▶ Extracted information
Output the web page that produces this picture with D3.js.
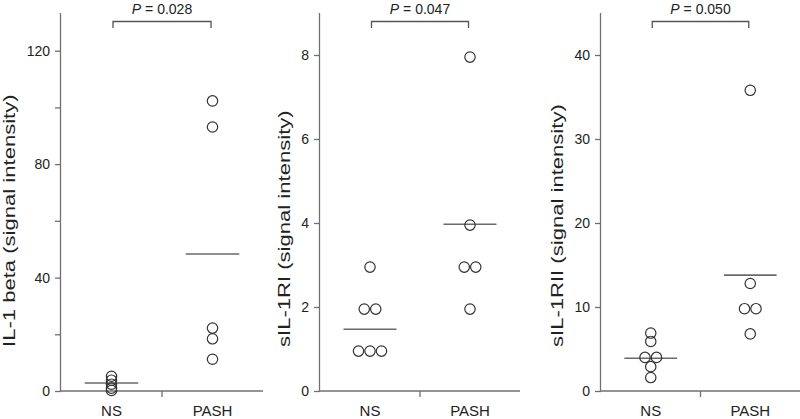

...

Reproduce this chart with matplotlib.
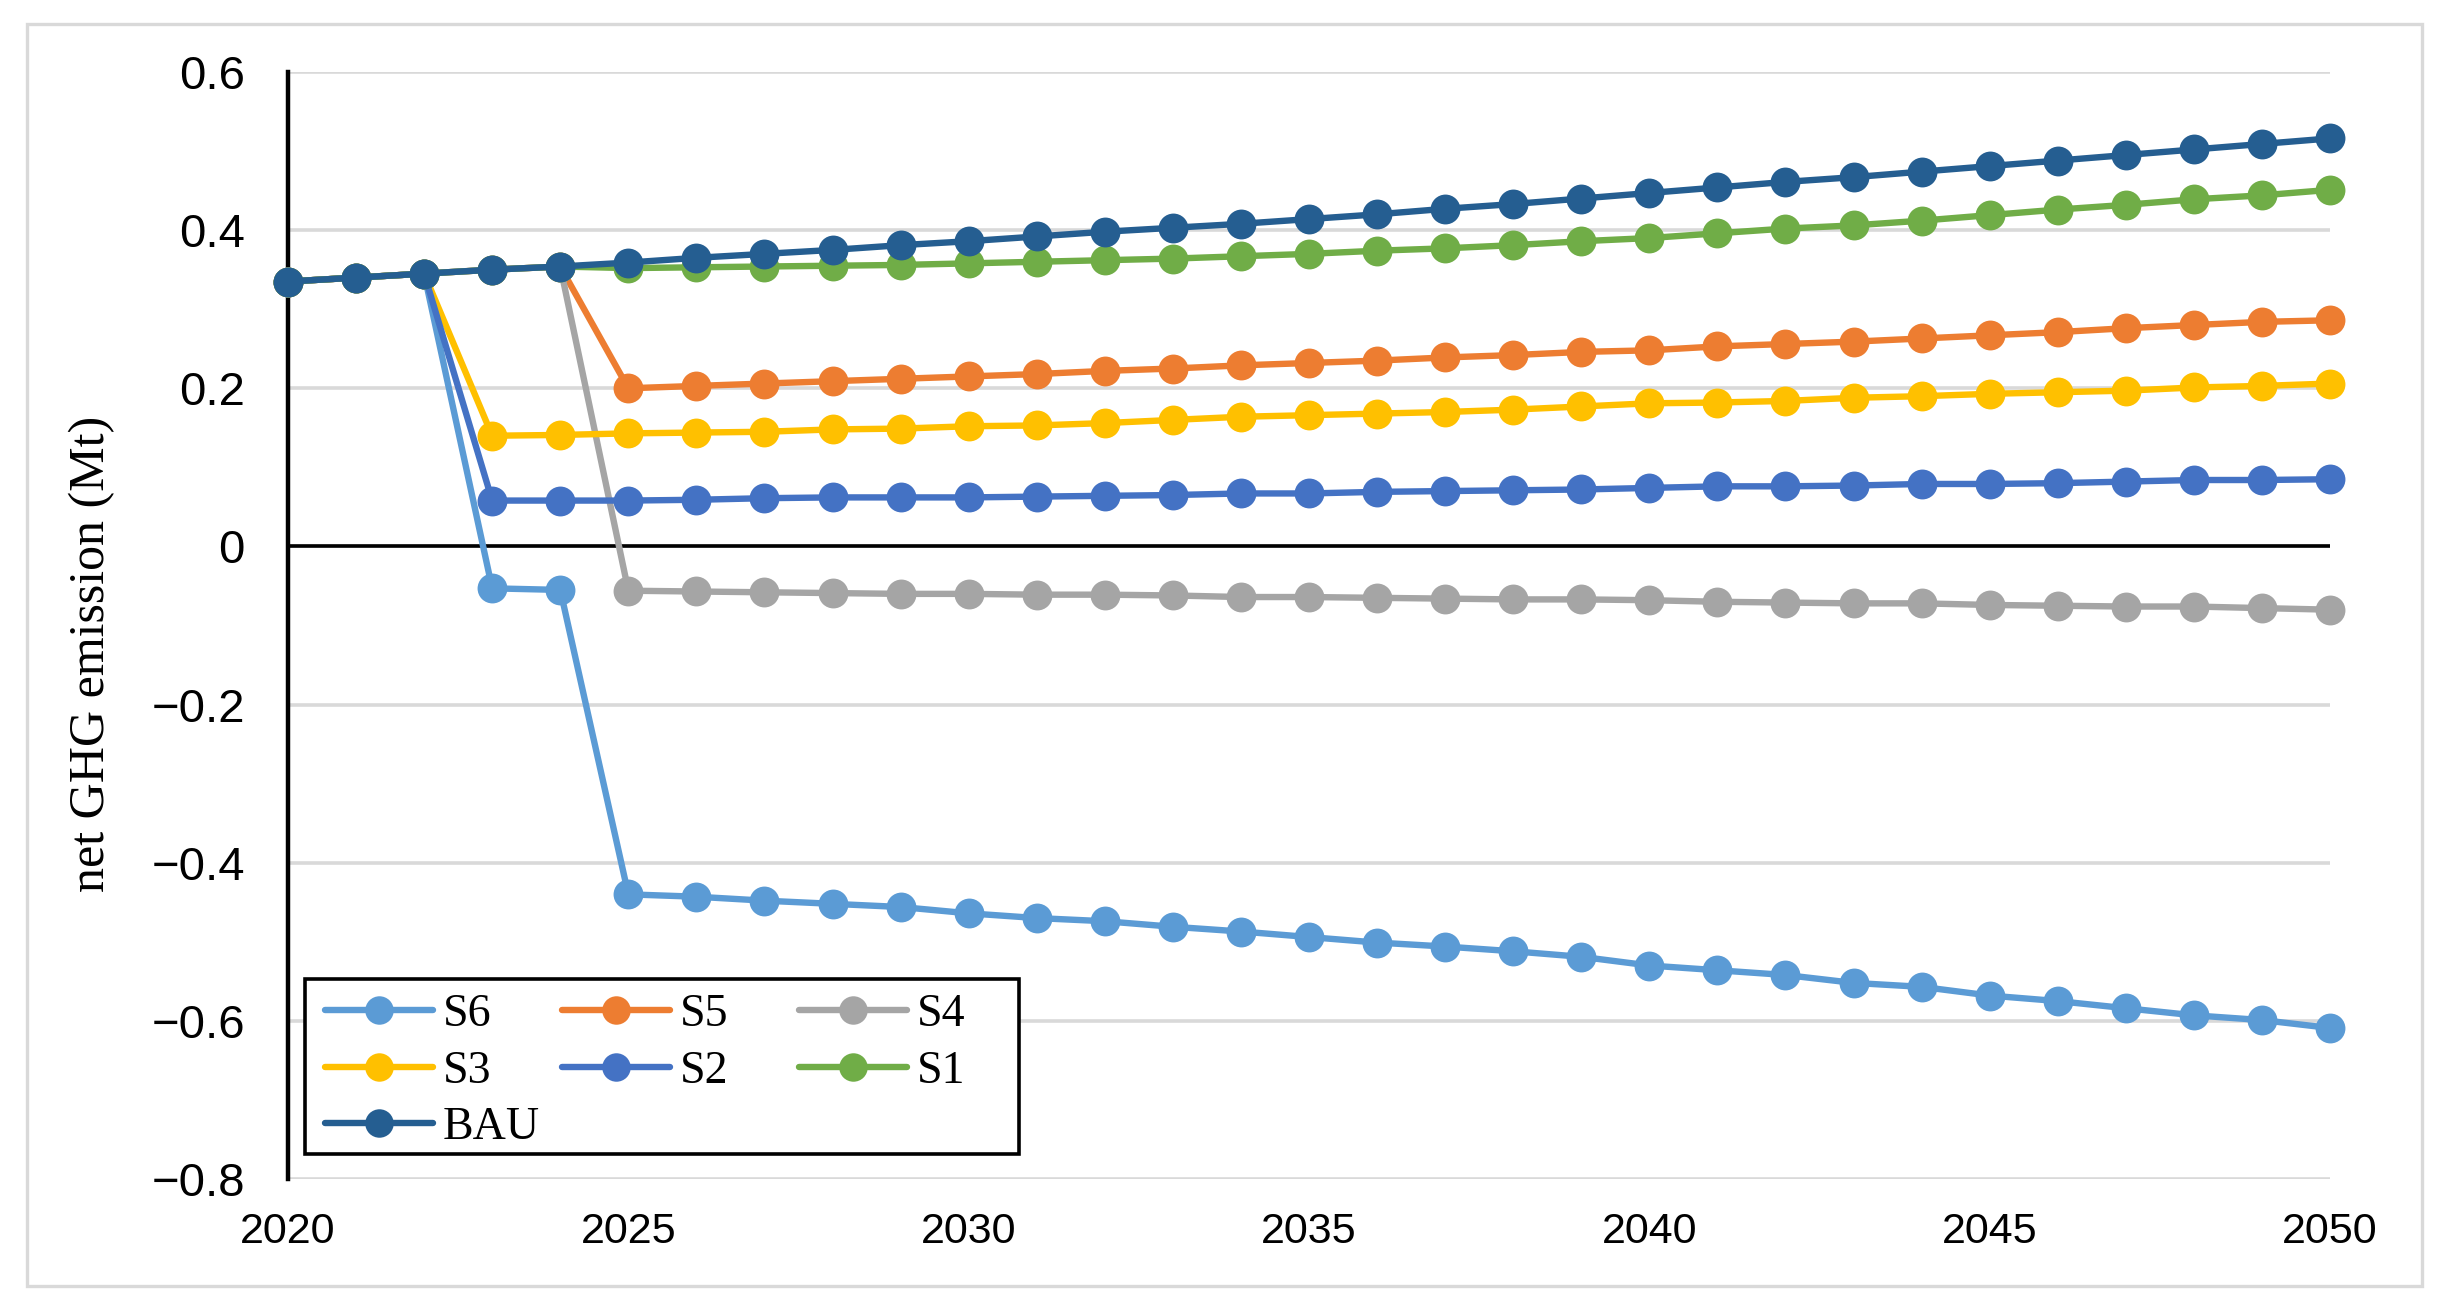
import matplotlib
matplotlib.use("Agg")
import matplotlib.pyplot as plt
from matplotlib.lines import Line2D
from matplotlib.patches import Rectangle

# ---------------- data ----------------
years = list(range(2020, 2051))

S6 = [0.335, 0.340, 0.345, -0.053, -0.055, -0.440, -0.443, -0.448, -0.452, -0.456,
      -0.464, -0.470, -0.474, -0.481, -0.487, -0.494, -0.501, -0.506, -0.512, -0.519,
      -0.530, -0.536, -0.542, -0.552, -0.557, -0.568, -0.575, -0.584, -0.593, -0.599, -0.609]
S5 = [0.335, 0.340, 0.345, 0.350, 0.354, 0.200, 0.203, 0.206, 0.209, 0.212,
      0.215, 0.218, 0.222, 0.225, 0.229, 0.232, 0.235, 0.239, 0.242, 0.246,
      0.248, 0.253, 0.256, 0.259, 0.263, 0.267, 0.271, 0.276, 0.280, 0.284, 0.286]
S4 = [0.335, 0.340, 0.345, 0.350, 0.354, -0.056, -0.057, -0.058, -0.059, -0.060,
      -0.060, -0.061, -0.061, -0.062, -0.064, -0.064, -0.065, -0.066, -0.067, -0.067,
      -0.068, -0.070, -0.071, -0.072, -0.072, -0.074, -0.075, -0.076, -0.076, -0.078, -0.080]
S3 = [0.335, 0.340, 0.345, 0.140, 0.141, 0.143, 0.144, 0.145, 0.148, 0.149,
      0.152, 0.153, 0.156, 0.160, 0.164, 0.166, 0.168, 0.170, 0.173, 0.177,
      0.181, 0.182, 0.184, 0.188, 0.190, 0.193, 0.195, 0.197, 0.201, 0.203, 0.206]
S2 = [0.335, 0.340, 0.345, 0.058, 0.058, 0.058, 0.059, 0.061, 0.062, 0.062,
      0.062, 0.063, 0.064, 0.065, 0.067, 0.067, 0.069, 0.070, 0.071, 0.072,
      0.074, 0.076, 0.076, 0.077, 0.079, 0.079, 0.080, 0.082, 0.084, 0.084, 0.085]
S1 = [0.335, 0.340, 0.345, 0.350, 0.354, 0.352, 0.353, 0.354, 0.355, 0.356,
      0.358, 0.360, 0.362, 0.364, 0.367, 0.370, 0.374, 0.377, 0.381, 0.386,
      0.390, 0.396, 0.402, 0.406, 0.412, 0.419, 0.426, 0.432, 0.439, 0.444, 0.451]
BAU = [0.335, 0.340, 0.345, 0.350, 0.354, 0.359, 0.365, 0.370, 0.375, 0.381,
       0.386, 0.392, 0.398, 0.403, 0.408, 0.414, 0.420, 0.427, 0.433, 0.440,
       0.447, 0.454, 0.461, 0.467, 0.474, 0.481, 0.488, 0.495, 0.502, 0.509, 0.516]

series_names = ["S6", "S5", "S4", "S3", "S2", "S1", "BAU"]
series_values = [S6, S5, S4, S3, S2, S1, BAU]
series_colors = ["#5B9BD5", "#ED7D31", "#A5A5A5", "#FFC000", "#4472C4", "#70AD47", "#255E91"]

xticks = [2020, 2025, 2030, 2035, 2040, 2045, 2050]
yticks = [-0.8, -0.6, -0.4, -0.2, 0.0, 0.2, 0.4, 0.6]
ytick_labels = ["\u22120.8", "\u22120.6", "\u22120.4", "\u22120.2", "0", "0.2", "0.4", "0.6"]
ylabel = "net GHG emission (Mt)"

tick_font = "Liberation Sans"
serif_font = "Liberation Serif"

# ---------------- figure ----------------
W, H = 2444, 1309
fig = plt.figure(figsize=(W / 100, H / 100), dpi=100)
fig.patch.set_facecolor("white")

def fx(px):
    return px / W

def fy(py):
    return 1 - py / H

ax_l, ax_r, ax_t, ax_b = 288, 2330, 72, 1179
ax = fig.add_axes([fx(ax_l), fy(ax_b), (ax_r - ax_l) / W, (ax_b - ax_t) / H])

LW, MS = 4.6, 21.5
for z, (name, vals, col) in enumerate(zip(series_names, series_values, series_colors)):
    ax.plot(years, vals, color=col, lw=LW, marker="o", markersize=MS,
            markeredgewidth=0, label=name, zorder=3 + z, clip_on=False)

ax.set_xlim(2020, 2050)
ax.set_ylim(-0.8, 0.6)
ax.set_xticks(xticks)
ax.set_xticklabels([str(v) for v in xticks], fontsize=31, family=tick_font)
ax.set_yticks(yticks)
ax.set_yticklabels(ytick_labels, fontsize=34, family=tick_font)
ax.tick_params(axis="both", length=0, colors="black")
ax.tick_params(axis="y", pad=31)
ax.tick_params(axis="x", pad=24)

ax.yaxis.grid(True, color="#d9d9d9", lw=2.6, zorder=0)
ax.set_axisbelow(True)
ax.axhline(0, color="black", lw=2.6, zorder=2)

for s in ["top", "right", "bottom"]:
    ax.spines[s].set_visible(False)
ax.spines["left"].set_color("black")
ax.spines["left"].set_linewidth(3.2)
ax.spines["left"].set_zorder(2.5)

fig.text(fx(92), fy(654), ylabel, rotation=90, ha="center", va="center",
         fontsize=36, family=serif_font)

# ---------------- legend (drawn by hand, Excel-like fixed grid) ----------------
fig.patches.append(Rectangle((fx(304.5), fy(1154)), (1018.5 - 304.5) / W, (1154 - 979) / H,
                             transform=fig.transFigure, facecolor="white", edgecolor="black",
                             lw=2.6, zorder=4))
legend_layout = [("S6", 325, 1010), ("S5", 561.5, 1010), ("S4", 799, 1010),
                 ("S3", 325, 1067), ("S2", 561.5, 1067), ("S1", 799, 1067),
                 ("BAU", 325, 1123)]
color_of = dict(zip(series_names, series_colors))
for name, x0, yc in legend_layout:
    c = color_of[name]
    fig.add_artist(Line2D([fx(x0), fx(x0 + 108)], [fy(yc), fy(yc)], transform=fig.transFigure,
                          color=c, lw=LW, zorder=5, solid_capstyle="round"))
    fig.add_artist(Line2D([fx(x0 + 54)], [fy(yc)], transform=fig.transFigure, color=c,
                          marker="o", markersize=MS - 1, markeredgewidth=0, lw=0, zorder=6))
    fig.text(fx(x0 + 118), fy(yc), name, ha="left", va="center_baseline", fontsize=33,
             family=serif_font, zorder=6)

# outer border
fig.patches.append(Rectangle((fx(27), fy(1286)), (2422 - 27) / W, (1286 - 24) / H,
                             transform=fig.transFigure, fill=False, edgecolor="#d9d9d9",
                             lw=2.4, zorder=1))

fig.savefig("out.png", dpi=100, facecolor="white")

▶ Exercise
Pictures are not part of the copy. Reproduce the lines from the one containing "Reproduce this chart with matplotlib." through the one containing "years = list(range(2020, 2051))", exactly and nothing more.

▶ Result
Reproduce this chart with matplotlib.
import matplotlib
matplotlib.use("Agg")
import matplotlib.pyplot as plt
from matplotlib.lines import Line2D
from matplotlib.patches import Rectangle

# ---------------- data ----------------
years = list(range(2020, 2051))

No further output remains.